3) It’s OK to stop if it doesn’t feel right

While dating, if a potential match drops a particular political view or pastime that completely shakes your perception of them for the worst – you would probably look for the nearest fire exit. Don’t forget that when you’re considering a new role and change your mind – you are fully within your rights to walk away.

Interviews are a two-way process. Most interview preparation content is about how you impress the potential employer. However, they have to impress you too. A highly-experienced person in the technology sector, or any sector in fact,  is the limiting factor. There are jobs out there, however there is only one of you.

Make sure this job feels right for you, not just right in theory. Research the culture, the tech stack, check out recent news. YouTube is great for seeing talks from staff at various conferences. See what they’re saying on Twitter.

Ask for a tour of the office. Remember your list of “must-haves” and “deal-breakers”? Keep those in mind and ask at appropriate times.

If getting home by 7:30pm to tuck your kids in on your ‘must have’ list and the job 100% requires you to make late evening calls with the US office – don’t be afraid to leave it there. Just be polite about it and leave a door open for taking a role with the company at a later date.

If you’re working with a recruiter, discuss your reservations with them and they might be able to communicate your wishes on your behalf in order to negotiate the flexibility you require. (That’s what we’re here for!)

4) Get to know yourself

When you set up a dating profile on an app, you will be asked to enter a short paragraph about yourself.

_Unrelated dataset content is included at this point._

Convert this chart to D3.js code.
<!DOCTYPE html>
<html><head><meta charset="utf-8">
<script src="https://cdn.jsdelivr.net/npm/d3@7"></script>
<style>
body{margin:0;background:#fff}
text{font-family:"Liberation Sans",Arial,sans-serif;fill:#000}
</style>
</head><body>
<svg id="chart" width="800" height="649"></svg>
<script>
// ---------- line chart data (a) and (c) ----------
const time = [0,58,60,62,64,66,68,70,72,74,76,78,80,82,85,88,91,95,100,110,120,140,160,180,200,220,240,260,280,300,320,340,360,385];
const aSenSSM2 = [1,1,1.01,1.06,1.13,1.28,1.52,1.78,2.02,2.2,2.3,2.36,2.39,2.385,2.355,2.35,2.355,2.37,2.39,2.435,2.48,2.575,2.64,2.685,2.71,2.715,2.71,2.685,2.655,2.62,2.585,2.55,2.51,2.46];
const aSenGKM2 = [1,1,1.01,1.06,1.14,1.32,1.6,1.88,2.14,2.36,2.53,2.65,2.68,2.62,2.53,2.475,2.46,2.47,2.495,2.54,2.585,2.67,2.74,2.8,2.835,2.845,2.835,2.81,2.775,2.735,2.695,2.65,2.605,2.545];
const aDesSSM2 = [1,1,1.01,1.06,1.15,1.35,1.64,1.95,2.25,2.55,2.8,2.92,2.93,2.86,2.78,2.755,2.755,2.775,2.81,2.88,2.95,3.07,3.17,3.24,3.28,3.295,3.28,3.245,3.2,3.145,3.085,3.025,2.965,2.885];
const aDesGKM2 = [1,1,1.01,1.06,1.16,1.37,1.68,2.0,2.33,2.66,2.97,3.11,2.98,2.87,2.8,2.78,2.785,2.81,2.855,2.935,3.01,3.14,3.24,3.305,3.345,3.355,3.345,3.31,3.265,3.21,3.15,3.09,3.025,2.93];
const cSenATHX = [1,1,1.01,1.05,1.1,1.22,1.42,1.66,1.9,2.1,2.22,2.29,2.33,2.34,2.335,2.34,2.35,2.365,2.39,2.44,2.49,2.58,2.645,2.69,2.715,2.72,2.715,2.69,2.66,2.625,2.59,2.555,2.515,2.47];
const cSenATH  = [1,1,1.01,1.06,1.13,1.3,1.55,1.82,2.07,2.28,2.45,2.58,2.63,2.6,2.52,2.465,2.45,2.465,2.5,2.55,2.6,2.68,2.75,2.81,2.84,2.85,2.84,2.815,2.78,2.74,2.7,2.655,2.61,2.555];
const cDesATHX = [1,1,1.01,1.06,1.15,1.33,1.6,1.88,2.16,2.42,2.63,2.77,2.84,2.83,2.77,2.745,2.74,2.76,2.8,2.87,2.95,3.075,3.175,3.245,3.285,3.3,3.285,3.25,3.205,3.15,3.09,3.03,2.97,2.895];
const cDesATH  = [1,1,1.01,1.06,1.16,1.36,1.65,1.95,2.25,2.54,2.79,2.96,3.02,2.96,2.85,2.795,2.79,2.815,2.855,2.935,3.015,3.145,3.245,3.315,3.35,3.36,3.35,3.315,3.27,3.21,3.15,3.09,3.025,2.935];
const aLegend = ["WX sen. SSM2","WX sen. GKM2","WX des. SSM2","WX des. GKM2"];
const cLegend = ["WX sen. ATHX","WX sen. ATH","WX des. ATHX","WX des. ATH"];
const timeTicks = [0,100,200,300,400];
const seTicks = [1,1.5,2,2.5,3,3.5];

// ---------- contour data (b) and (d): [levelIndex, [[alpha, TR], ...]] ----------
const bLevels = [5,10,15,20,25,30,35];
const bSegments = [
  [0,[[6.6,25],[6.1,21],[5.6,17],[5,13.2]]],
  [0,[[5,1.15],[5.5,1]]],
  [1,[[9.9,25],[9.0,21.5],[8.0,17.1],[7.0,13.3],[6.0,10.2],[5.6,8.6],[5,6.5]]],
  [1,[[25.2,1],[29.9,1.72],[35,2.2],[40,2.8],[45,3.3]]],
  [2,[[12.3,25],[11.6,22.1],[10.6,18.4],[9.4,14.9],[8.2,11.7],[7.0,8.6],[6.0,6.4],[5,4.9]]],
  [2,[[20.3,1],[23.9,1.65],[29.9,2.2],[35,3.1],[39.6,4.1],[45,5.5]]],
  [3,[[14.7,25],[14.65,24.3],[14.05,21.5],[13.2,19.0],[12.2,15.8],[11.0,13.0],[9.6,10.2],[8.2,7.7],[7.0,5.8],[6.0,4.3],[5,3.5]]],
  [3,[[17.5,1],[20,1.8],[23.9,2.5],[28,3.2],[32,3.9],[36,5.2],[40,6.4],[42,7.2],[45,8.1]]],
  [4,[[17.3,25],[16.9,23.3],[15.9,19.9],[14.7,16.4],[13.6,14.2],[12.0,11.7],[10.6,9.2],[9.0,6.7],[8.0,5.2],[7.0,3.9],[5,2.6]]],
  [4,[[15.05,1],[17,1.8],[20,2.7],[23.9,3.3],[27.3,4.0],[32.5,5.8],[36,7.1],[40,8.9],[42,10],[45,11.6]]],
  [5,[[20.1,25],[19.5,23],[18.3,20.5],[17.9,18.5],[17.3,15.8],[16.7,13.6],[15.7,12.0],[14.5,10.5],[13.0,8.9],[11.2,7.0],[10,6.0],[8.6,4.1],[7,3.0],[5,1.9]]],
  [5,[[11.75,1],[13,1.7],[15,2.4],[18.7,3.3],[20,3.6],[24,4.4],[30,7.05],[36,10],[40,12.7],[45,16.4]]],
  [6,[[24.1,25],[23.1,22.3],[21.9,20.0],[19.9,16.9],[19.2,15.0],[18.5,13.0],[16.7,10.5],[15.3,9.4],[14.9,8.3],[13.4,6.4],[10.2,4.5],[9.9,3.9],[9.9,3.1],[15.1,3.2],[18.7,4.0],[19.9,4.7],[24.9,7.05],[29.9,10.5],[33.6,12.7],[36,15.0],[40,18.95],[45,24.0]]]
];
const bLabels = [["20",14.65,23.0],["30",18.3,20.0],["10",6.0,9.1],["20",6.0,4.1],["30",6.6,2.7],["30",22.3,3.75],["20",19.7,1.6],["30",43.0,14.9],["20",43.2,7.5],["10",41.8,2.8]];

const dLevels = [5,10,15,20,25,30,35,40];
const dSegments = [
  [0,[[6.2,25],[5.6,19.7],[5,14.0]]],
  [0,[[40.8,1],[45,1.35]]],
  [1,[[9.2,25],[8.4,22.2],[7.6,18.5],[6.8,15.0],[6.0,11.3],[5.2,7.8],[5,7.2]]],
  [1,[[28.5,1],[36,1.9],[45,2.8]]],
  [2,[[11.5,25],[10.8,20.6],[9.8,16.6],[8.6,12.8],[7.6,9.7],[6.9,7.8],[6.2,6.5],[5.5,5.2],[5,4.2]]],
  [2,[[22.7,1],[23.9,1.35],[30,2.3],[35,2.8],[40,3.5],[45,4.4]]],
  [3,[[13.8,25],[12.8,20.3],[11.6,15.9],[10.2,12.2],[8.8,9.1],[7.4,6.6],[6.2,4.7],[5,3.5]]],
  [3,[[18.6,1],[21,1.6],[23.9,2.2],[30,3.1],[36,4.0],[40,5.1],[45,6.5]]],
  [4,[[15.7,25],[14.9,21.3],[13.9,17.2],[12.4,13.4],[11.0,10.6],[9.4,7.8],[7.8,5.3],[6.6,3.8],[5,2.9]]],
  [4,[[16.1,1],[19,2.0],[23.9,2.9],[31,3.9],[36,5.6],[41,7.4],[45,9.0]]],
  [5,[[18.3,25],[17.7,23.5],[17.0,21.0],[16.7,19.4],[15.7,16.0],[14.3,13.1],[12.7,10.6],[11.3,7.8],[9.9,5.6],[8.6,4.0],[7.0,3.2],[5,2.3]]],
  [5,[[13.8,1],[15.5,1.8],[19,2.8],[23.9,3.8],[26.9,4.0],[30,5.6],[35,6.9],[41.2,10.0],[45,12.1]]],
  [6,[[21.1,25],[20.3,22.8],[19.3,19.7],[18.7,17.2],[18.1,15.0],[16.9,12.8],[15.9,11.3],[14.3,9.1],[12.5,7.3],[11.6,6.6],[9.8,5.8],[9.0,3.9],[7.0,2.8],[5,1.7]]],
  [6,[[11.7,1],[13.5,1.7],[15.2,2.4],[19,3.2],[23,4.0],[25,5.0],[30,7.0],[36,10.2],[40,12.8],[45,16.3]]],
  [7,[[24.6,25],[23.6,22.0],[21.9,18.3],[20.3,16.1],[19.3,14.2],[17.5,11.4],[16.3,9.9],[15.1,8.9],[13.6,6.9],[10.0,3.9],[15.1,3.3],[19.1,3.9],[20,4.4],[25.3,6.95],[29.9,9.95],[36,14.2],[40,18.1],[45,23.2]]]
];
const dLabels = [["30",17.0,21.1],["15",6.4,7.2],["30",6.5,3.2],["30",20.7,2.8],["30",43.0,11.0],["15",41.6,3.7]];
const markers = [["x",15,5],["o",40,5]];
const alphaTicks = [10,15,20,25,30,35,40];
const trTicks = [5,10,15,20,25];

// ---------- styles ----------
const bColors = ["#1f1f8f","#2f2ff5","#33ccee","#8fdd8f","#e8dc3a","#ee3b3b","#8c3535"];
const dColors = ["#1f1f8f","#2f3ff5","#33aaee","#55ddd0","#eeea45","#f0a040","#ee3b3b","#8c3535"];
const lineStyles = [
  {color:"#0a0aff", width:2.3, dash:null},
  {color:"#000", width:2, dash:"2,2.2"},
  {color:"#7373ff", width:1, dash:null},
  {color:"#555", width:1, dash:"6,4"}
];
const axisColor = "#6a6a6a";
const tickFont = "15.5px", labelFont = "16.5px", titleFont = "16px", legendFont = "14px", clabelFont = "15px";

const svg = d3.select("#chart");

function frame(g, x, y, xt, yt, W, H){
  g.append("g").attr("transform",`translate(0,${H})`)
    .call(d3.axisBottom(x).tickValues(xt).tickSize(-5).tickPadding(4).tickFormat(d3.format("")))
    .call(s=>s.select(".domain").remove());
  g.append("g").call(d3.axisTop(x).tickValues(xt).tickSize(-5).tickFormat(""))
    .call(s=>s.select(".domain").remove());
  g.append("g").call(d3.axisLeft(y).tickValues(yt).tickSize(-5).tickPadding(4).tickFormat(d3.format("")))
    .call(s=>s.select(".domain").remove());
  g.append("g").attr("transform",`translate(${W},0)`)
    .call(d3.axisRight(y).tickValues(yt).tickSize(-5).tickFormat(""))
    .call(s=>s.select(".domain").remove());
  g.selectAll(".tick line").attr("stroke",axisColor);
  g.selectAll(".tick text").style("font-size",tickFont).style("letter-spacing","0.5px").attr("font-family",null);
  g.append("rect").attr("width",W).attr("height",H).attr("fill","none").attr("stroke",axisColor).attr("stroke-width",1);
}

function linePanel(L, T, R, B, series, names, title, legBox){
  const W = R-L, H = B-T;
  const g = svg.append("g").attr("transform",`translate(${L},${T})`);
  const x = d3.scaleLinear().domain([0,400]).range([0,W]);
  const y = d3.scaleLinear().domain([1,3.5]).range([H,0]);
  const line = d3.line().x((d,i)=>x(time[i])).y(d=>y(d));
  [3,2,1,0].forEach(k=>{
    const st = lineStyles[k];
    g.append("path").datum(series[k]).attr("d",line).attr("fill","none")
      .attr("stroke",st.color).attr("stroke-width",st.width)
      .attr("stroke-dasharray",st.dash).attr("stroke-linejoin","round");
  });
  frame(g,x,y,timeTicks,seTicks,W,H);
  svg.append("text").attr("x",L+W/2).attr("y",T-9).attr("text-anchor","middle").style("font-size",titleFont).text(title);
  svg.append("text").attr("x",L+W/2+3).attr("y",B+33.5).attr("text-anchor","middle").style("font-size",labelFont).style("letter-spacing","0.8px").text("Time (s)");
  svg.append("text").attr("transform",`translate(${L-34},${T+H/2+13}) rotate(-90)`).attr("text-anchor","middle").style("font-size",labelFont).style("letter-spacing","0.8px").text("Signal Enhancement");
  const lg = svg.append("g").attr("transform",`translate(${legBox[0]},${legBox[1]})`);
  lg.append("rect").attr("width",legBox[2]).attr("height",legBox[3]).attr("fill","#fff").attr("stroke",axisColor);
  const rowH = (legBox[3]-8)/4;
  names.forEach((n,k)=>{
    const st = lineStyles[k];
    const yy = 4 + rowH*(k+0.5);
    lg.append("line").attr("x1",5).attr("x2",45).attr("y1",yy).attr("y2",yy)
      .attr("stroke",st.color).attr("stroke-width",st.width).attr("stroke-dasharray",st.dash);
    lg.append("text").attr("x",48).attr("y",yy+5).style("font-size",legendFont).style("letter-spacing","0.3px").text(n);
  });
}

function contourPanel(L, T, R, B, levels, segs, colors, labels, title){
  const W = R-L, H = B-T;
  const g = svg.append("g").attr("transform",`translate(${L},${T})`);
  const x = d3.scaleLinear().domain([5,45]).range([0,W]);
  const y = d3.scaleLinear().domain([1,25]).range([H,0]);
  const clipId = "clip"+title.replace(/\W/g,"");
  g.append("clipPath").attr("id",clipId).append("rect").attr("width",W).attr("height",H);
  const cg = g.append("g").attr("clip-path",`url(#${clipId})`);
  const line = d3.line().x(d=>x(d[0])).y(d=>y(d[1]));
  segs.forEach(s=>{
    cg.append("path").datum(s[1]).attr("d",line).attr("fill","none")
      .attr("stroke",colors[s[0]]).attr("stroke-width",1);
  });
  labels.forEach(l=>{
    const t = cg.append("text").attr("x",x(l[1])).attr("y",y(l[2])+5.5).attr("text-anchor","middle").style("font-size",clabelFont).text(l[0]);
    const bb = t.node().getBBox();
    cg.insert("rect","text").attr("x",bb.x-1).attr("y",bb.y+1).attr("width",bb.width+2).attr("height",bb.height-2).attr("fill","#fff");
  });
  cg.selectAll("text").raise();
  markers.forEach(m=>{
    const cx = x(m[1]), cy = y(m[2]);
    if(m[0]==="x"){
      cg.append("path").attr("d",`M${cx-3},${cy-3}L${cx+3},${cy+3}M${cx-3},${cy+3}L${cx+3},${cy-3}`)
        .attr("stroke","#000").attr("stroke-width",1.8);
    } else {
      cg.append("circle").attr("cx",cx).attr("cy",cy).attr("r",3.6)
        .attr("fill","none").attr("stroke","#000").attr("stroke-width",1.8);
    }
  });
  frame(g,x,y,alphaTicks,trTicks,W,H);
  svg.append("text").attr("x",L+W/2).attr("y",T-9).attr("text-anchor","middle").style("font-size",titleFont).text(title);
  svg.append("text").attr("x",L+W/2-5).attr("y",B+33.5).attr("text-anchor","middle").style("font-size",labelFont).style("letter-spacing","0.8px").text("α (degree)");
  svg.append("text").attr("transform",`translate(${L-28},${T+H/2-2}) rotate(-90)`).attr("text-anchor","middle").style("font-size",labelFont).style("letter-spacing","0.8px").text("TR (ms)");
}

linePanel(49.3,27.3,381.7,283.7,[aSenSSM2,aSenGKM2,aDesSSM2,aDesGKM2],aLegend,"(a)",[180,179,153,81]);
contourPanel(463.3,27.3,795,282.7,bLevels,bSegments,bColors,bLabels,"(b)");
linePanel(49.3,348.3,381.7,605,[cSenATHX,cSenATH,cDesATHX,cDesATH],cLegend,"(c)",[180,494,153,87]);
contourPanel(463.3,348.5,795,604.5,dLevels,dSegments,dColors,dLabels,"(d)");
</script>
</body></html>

Would you know what to write if an employer asked you the same? When you’re looking for the right career move, it’s good to know who you are and whether you need to work on anything yourself in order to achieve your goals.

In the dating world, if your dates don’t appreciate your taste in music, it’s their loss, however if you’re not getting dates because you’re using Lynx as a shower substitute – this might something to work on. In the professional world, if you’re not getting interviews because you lack communication skills, it could be time to consider working on this area. Know what you are good at and where your weaknesses may lie.  And then know what you want to do about it.

Do you want to stay in jobs where you can work with your strongest technologies and avoid working with those where you might not be as strong? Do you want exposure to those skills which you might not be as good so you can gain expertise? Remember, technology moves quickly. If you are worried about your skillset limiting your ability to level up down the line – you could read industry blogs, technical articles, go to talks. See what’s new and likely to stick around and upskill.

If you know your coding is strong but you have trouble articulating your thoughts, practice. Your CV and your skills should always be a work in progress.

Get your recruiter to help you with potential interview questions if communication has been a barrier for you in the past. There’s probably 1000 websites with practice questions. Practice in the mirror, practice talking to your dog!

5) Keep an open mind – you may surprise yourself!

Now you know who you are and what you want. You have a solid idea of your ideal job and a list of the things that will make you walk away.

Now, write “maybe…” under it.

You never know when the ideal match might come around in disguise. You may have set out for an athlete and found love in a musician, or dreamed of a fellow-technologist as a partner and found love in a painter. Be open to hearing about an opportunity that doesn’t sound like a perfect match at first. A great company can compensate for not getting everything you want in the job description. Getting to work in your perfect job can compensate for not getting all the benefits you want.

Just…be a little open to something different.